The average number of authors per paper in scientific and medical publishing has increased significantly over the last 80 years, and it has become increasingly problematic to use author order as a proxy for someone’s contributions to a research project (Brand et al., Beyond authorship: attribution, contribution, collaboration, and credit, Learned Publishing, 28: 151–155 doi:10.1087/20150211).
Coordinated by the Consortia Advancing Standards in Research Administration Information (CASRAI), the CRediT taxonomy “aims to provide transparency to the contributions of researchers to scholarly published work, to enable discoverability and to improve attribution, credit, and accountability” (CRediT fact sheet).
eLife will continue to follow the guidelines of the International Committee of Medical Journal Editors (ICMJE) for authorship and contributorship and we will continue to contact co-authors as papers are sent for peer review to approve of the submission of the manuscript, its content, authorship, and the order of authorship.

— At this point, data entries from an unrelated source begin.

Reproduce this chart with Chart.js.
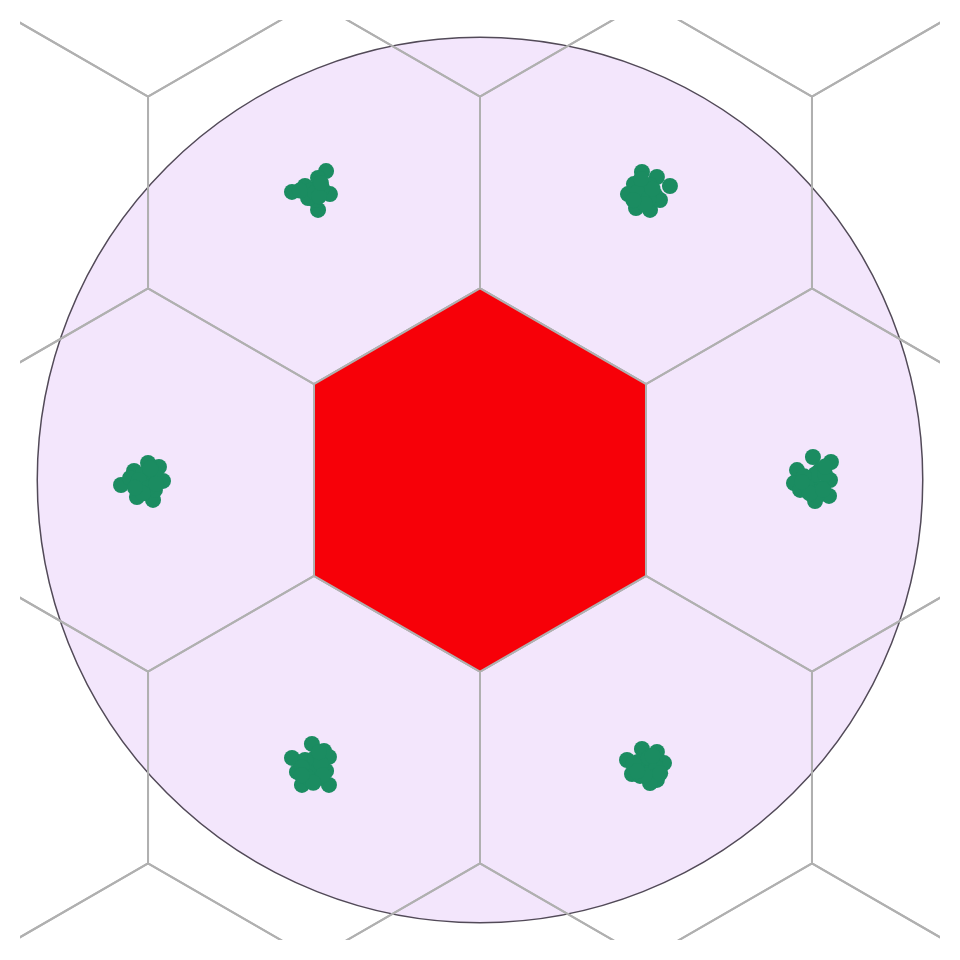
<!DOCTYPE html>
<html>
<head>
<meta charset="utf-8">
<script src="https://cdn.jsdelivr.net/npm/chart.js@4"></script>
<style>
  body { margin: 0; background: #fff; }
  #wrap { width: 960px; height: 960px; }
</style>
</head>
<body>
<div id="wrap"><canvas id="hexChart" width="960" height="960"></canvas></div>
<script>
// cluster points (hex circumradius = 1 unit)
const clusterX = [
  -0.803, -0.845, -0.981, -0.783, -0.845, -0.913, -0.877, -0.861, -0.824, -0.897,
  -0.86, -0.84, -0.83, -0.94,
  0.845, 0.923, 0.991, 0.803, 0.772, 0.814, 0.887, 0.939, 0.861, 0.887, 0.835, 0.913,
  0.85, 0.82, 0.88, 0.86, 0.90, 0.80, 0.84,
  -1.873, -1.790, -1.706, -1.654, -1.675, -1.732, -1.805, -1.826, -1.748, -1.722, -1.774, -1.696,
  -1.76, -1.78, -1.73, -1.70, -1.76, -1.80, -1.69, -1.72,
  1.737, 1.831, 1.654, 1.638, 1.670, 1.748, 1.821, 1.826, 1.732, 1.774, 1.711, 1.784,
  1.75, 1.69, 1.76, 1.80, 1.72, 1.79, 1.68, 1.80,
  -0.877, -0.981, -0.814, -0.788, -0.788, -0.929, -0.955, -0.803, -0.887, -0.913, -0.845, -0.861,
  -0.86, -0.83, -0.93, -0.90, -0.82, -0.87, -0.84, -0.93,
  0.767, 0.845, 0.923, 0.960, 0.923, 0.887, 0.793, 0.861, 0.824, 0.897, 0.835, 0.913,
  0.80, 0.88, 0.92, 0.86, 0.82, 0.90, 0.94
];
const clusterY = [
  1.612, 1.576, 1.503, 1.492, 1.409, 1.534, 1.513, 1.461, 1.523, 1.471,
  1.50, 1.48, 1.55, 1.51,
  1.607, 1.581, 1.534, 1.544, 1.492, 1.419, 1.409, 1.461, 1.503, 1.539, 1.461, 1.487,
  1.52, 1.50, 1.47, 1.44, 1.52, 1.46, 1.57,
  -0.026, -0.089, -0.104, -0.005, 0.068, 0.089, 0.047, 0.010, -0.010, 0.026, -0.042, -0.052,
  0.03, 0.00, -0.04, 0.04, -0.07, -0.04, -0.02, 0.06,
  0.120, 0.094, 0.052, -0.016, -0.052, -0.110, -0.083, 0.000, 0.010, 0.052, -0.042, -0.042,
  0.03, 0.02, -0.08, 0.03, -0.07, -0.05, -0.01, 0.07,
  -1.377, -1.450, -1.414, -1.445, -1.591, -1.591, -1.523, -1.518, -1.487, -1.461, -1.555, -1.513,
  -1.45, -1.48, -1.50, -1.55, -1.54, -1.58, -1.42, -1.54,
  -1.461, -1.403, -1.419, -1.477, -1.565, -1.581, -1.534, -1.487, -1.471, -1.513, -1.544, -1.461,
  -1.48, -1.45, -1.50, -1.54, -1.52, -1.44, -1.53
];
const hexRows = [-3, -2, -1, 0, 1, 2, 3];
const hexCols = [-4, -3, -2, -1, 0, 1, 2, 3, 4];
const circleRadius = 2.31;
const axisMin = -2.4, axisMax = 2.4;

const SQ3 = Math.sqrt(3);

function hexOutline(cx, cy) {
  const pts = [];
  for (let k = 0; k <= 6; k++) {
    const a = (90 - 60 * k) * Math.PI / 180;
    pts.push({ x: cx + Math.cos(a), y: cy + Math.sin(a) });
  }
  return pts;
}

const points = clusterX.map((x, i) => ({ x: x, y: clusterY[i] }));

let datasets = [{
  type: 'scatter',
  data: points,
  pointBackgroundColor: '#1b8c61',
  pointBorderColor: '#1b8c61',
  pointBorderWidth: 0,
  pointRadius: 8,
  order: 0
}, {
  type: 'line',
  data: hexOutline(0, 0),
  borderColor: '#b0b0b0',
  borderWidth: 2,
  backgroundColor: '#f70008',
  fill: 'shape',
  pointRadius: 0,
  tension: 0,
  order: 1
}];

hexRows.forEach(r => {
  hexCols.forEach(q => {
    const cx = SQ3 * (q + r / 2), cy = 1.5 * r;
    if (Math.abs(cx) > 3.6) return;
    datasets.push({
      type: 'line',
      data: hexOutline(cx, cy),
      borderColor: '#b0b0b0',
      borderWidth: 2,
      fill: false,
      pointRadius: 0,
      tension: 0,
      order: 2
    });
  });
});

// lavender disc under the grid
const discPlugin = {
  id: 'disc',
  beforeDatasetsDraw(chart) {
    const { ctx, scales: { x, y } } = chart;
    const cx = x.getPixelForValue(0), cy = y.getPixelForValue(0);
    const rad = x.getPixelForValue(circleRadius) - cx;
    ctx.save();
    ctx.beginPath();
    ctx.arc(cx, cy, rad, 0, Math.PI * 2);
    ctx.fillStyle = '#f3e6fc';
    ctx.fill();
    ctx.lineWidth = 1.5;
    ctx.strokeStyle = '#524a58';
    ctx.stroke();
    ctx.restore();
  }
};

new Chart(document.getElementById('hexChart'), {
  type: 'scatter',
  data: { datasets: datasets },
  options: {
    responsive: false,
    animation: false,
    layout: { padding: 20 },
    plugins: { legend: { display: false }, tooltip: { enabled: false } },
    scales: {
      x: { type: 'linear', min: axisMin, max: axisMax, display: false },
      y: { type: 'linear', min: axisMin, max: axisMax, display: false }
    }
  },
  plugins: [discPlugin]
});
</script>
</body>
</html>
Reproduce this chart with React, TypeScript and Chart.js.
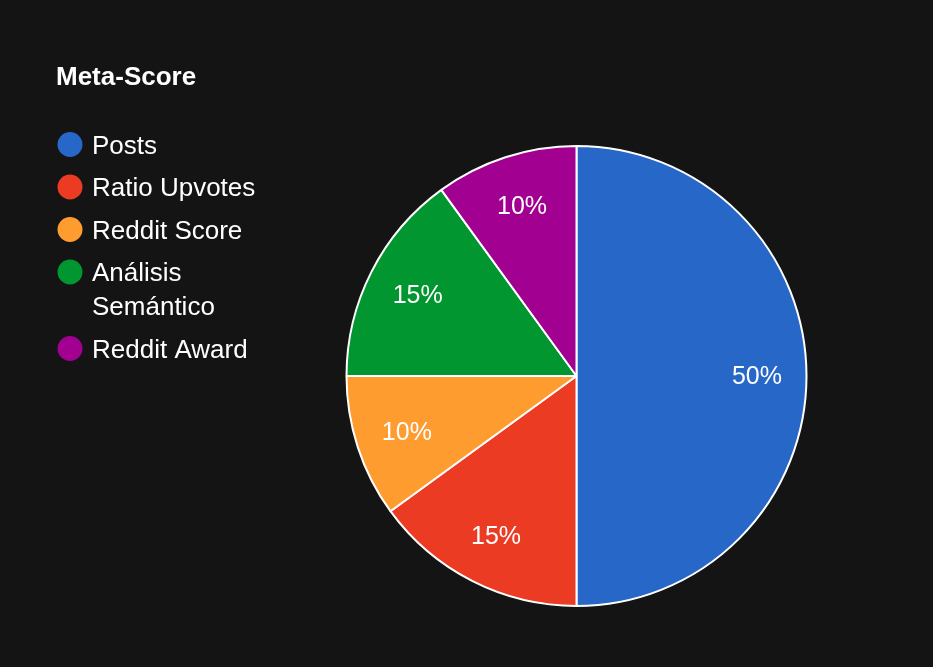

Previously the corresponding author would indicate author contributions as free text or from five preset selections: conception and design; acquisition of data; analysis and interpretation of data; drafting or revising the article; and contributed unpublished, essential data or reagents (shown below).
In published papers, these statements are presented for each author as such:
Now the corresponding author will be able to select from a more comprehensive list of options (the descriptions are adapted from Brand et al., Beyond authorship: attribution, contribution, collaboration, and credit):
- Conceptualization: ideas; formulation of the overarching research goals and aims
- Methodology: development or design of methodology or creation of models
- Software: programming; software development; designing computer programs; implementation of computer code or algorithms; testing code components
- Validation: verification of the replication and reproducibility of results, experiments, or other research outputs
- Formal analysis: application of statistical, mathematical, computational, or other techniques to analyse or synthesise data
- Investigation: conducting the research and investigation process, specifically performing the experiments or data collection
- Resources: provision of study materials, reagents, materials, patients, laboratory samples, animals, instrumentation, computing resources, or analysis tools
- Data curation: annotation, scrubbing, or maintenance of research data (including software code, where it is necessary for interpreting the data itself)
- Writing—original draft: preparation, creation and/or presentation of the published work, specifically writing the initial draft
- Writing—review & editing: critical review, commentary, or revision
- Visualization: preparation, creation and/or presentation of the published work, specifically data presentation or visualisation
- Supervision: oversight and leadership responsibilities, including mentorship
- Project administration: coordination of the research activity planning and execution
- Funding acquisition: acquisition of financial support
Because we recognise the importance of more detailed statements in some cases, we will continue to provide a free-text box, so that authors can optionally choose to provide further information, or indicate contributions that aren’t accommodated by the taxonomy (see below).
We hope this new taxonomy will play a role in making author order less important over time. As more journals adopt it and the contributions are showcased by ORCID and others, we hope to see funding and promotion decisions explicitly reward the specific and varied contributions of researchers, rather than the number of first-author publications.